Her history of depression was one reason why Wiggins opted to stay in Cleveland, even though — as a top 25 media market — it meant she’d have to work longer behind the camera to get her big break on air. She never envisioned traffic as the on-ramp.
But even as she navigated that rocky first year, WKYC higher-ups saw potential in Wiggins that went far beyond morning traffic. When she was selected by the station’s parent company — then Gannett, now spun off as TEGNA — to join a national retreat designed to brainstorm creative new approaches to local news, she pitched an idea for a segment called Rising. It would tell the stories of individuals who had triumphed over adversity or were helping others to do the same. TEGNA’s vice presidents voted unanimously to fund a pilot of weekly Rising segments.
“They told us, ‘Don’t be afraid to fail. Be crazy,’ ” Wiggins says of her instructions from the parent company. “ ‘If it looks like something we’re already doing, you’re not doing it right.’ ”
The first episode, shot in a short-film style, aired in August and told the story of the Bishop family of Akron, whose toddler was diagnosed with a rare genetic disorder known as spinal muscular atrophy. Other segments have told the stories of DeJuan Kelker, paralyzed by a gunshot during his years as a drug dealer, who now pastors the Burning Bush Church in Akron, and Cleveland Heights native Nathan Mumford, who beat cancer three times before the age of 36 and started the Karen E. Mumford Cancer Foundation in honor of his mother, who died of breast cancer.
Wiggins herself appears on camera only to introduce each piece, but her warm and unassuming personality shines through in the trust that these subjects have put in her to tell their stories.
Now, Wiggins gets viewer comments of a different sort.
“Comments on social media now are, ‘Thank you for telling these stories,’ ” she says. “What people think [about local TV news], especially in the African-American community, is we only show up when there’s a murder. Let’s dig into deep issues people are facing and let them tell their stories of how they overcame.”
A mother of two, Wiggins lives in Bedford with her husband, Chris, a special education teacher at the I Can charter school in Cleveland. She still juggles writing and producing weekly Rising segments with her up-at-2:30 a.m. traffic shift.
Occasionally, she still hears criticism from a viewer. But today she’s taking a page from her new series and rising above it.
“A lady on Facebook was hurling all her usual insults, saying ‘I stopped watching Channel 3. The only good thing about Channel 3 is the weather,’ ” Wiggins recalls. Turning on a brilliant smile, she describes her response: “Good morning! I will make sure I pass your compliment on to the weather team. Hope you have an amazing day!”
Points of Interest
Just Like Me: Many of Wiggins’ African-American viewers now look up to her like she once did to Romona Robinson. “When I am out in the community, I hear, ‘I’m glad my daughter can wake up and see someone like you.

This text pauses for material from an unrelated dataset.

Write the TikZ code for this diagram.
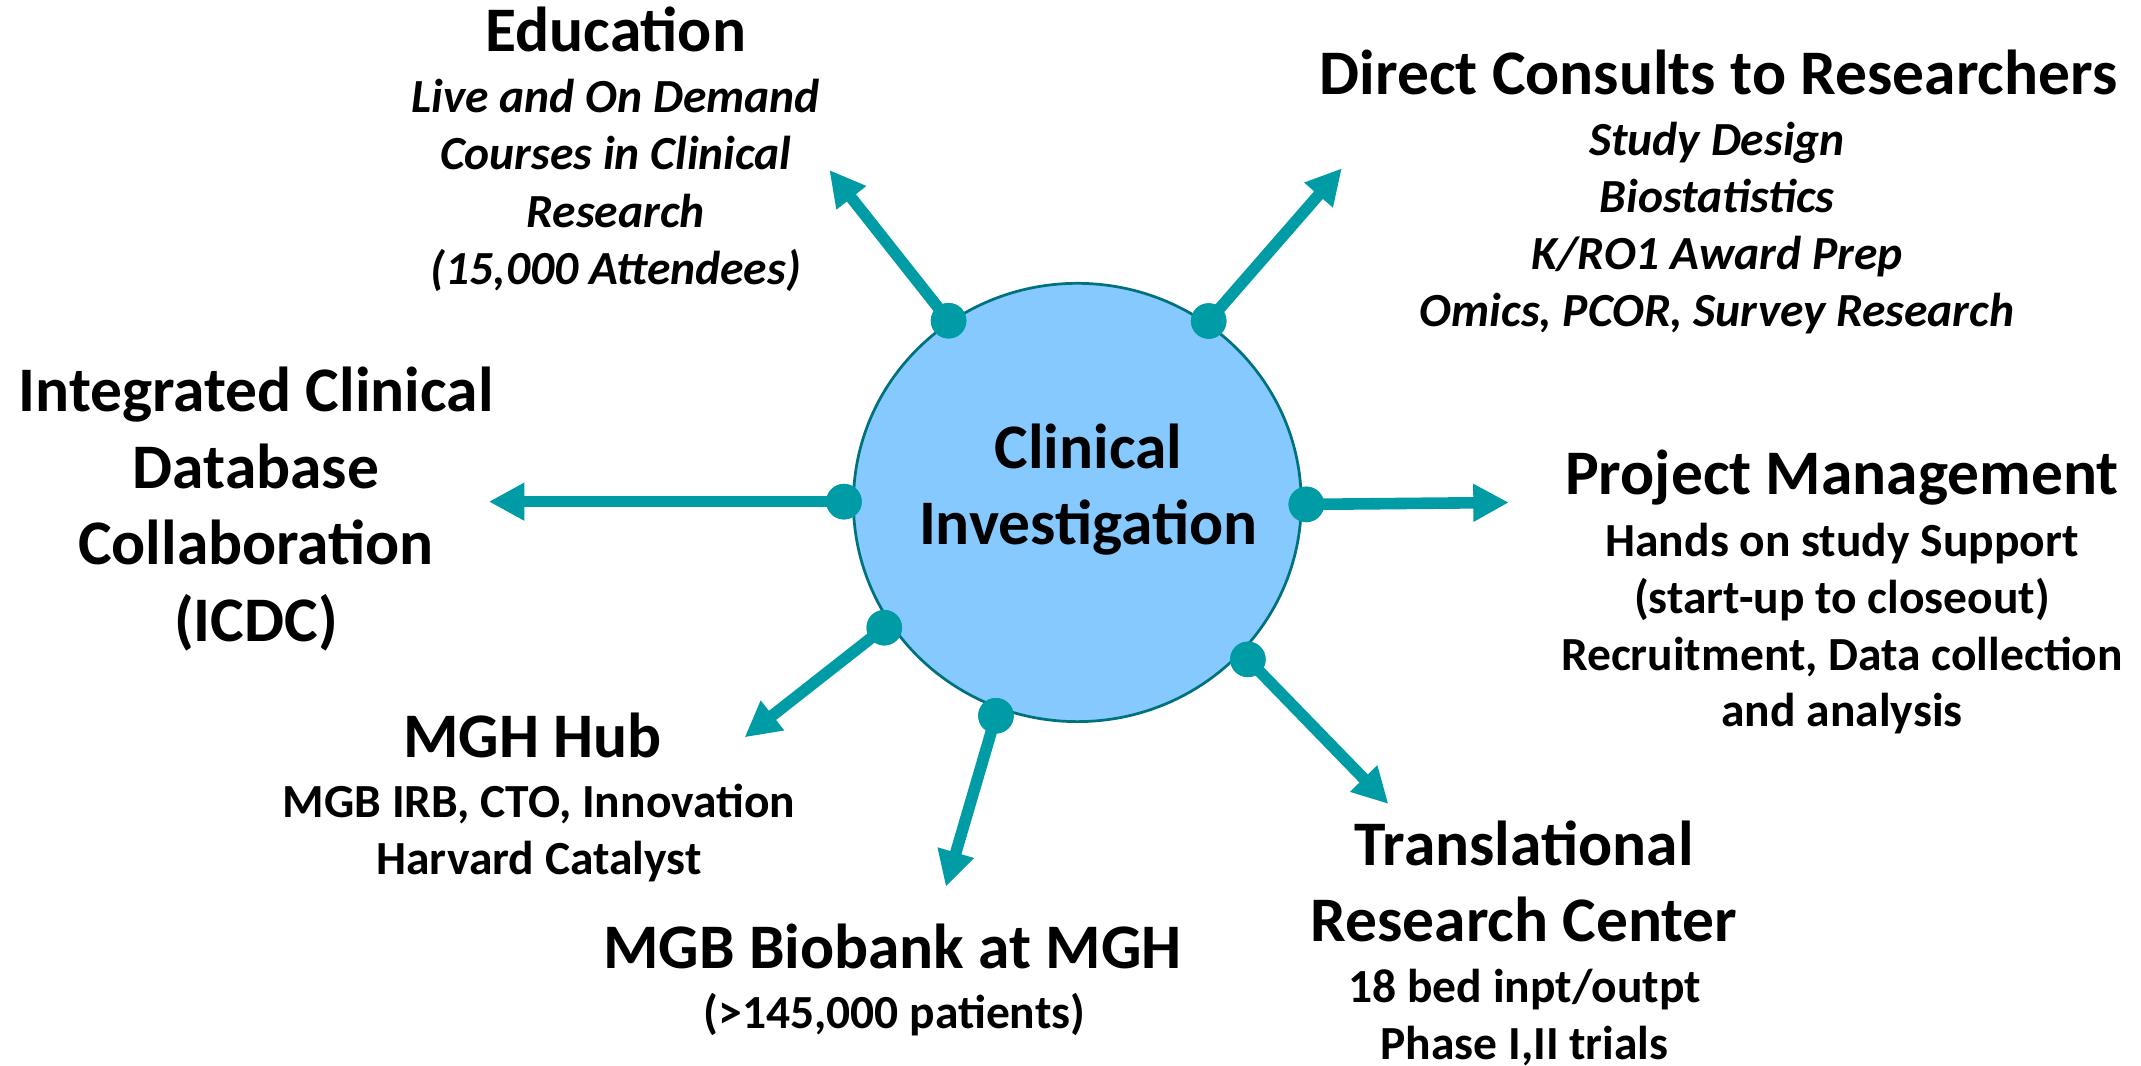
\documentclass[tikz,border=0pt]{standalone}
\usepackage{fontspec}
\setmainfont{Carlito}
\usetikzlibrary{arrows.meta,shapes.geometric}
\definecolor{tealc}{HTML}{009CA6}
\definecolor{cifill}{HTML}{85C9FF}
\definecolor{ciline}{HTML}{00727C}
\tikzset{
  hd/.style={font=\fontsize{46.5}{56.1}\selectfont\bfseries, align=center, inner sep=0pt, anchor=base},
  subt/.style={font=\fontsize{34.8}{41.5}\selectfont\bfseries, align=center, inner sep=0pt, anchor=base},
  subit/.style={font=\fontsize{34.8}{41.8}\selectfont\bfseries\itshape, align=center, inner sep=0pt, anchor=base},
  arr/.style={draw=tealc, line width=8.5pt, -{Triangle[length=26pt,width=26pt]}},
  dotc/.style={circle, fill=tealc, minimum size=26pt, inner sep=0pt},
}
\begin{document}
\begin{tikzpicture}[x=1pt,y=-1pt]
\path[use as bounding box, fill=white] (0,0) rectangle (1568,780.7);
% central circle
\node[ellipse, draw=ciline, line width=2pt, fill=cifill, minimum width=328pt, minimum height=321pt, inner sep=0pt] (ci) at (789,368) {};
% arrow tips
\coordinate (t1) at (607.4,124.5);
\coordinate (t2) at (982.7,123.3);
\coordinate (t3) at (358,367.4);
\coordinate (t4) at (1105,368);
\coordinate (t5) at (545.3,540);
\coordinate (t6) at (692.7,649.4);
\coordinate (t7) at (1016.8,588.8);
% dots
\node[dotc] (d1) at (694.7,234.9) {};
\node[dotc] (d2) at (885.2,235.1) {};
\node[dotc] (d3) at (618.1,367.4) {};
\node[dotc] (d4) at (956.7,369.4) {};
\node[dotc] (d5) at (647.6,459.7) {};
\node[dotc] (d6) at (729.4,524.2) {};
\node[dotc] (d7) at (913.9,482.9) {};
% arrows
\foreach \i in {1,...,7} { \draw[arr] (d\i.center) -- (t\i); }
\foreach \i in {1,...,7} { \node[dotc] at (d\i) {}; }
% texts (base anchor = baseline of last line)
\node[hd] (cit) at (797,399) {Clinical\\Investigation};
\node[hd] (edu) at (451,37.9) {Education};
\node[subit] (edus) at (451,208.1) {Live and On Demand\\Courses in Clinical\\Research\\(15,000 Attendees)};
\node[hd] (dir) at (1258.6,69) {Direct Consults to Researchers};
\node[subit] (dirs) at (1257.5,239.3) {Study Design\\Biostatistics\\K/RO1 Award Prep\\Omics, PCOR, Survey Research};
\node[hd] (icdc) at (187.5,469.7) {Integrated Clinical\\Database\\Collaboration\\(ICDC)};
\node[hd] (pm) at (1349,362.5) {Project Management};
\node[subt] (pms) at (1349,532.2) {Hands on study Support\\(start-up to closeout)\\Recruitment, Data collection\\and analysis};
\node[hd] (hub) at (390,554.7) {MGH Hub};
\node[subt] (hubs) at (394.7,640.5) {MGB IRB, CTO, Innovation\\Harvard Catalyst};
\node[hd] (bio) at (653.6,709.2) {MGB Biobank at MGH};
\node[subt] (bios) at (655,753.1) {(>145,000 patients)};
\node[hd] (trc) at (1116.2,689.7) {Translational\\Research Center};
\node[subt] (trcs) at (1116.5,775.8) {18 bed inpt/outpt\\Phase I,II trials};
\end{tikzpicture}
\end{document}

You’re a sister. You’re dark. You wear your own hair.’ My hairdresser said, ‘You are paving the way for the next generation.’ ”
Big Ideas: When Wiggins was invited to take part in Gannett’s effort to generate new strategies for local TV news, it was a turning point in her WKYC tenure. “[One of the Gannett vice presidents] was saying, ‘Give me your ideas. How would you change the news culture?’ I was so invigorated by her. After a year of being beat up, you want my ideas?”
Double Duty: Morning traffic and weekly Rising segments make Wiggins’ schedule pretty grueling. Awake by 2:30 a.m., she’s at work by 4 a.m. Technically her shift ends at noon but work on Rising often has her staying late. She gets a few hours to nap or exercise. But she enters “mommy mode” when her 8- and 5-year-old kids get home from school at 3 p.m. “I keep my family right here” — gesturing to a family photo on her desk — “to remember they are what’s important.”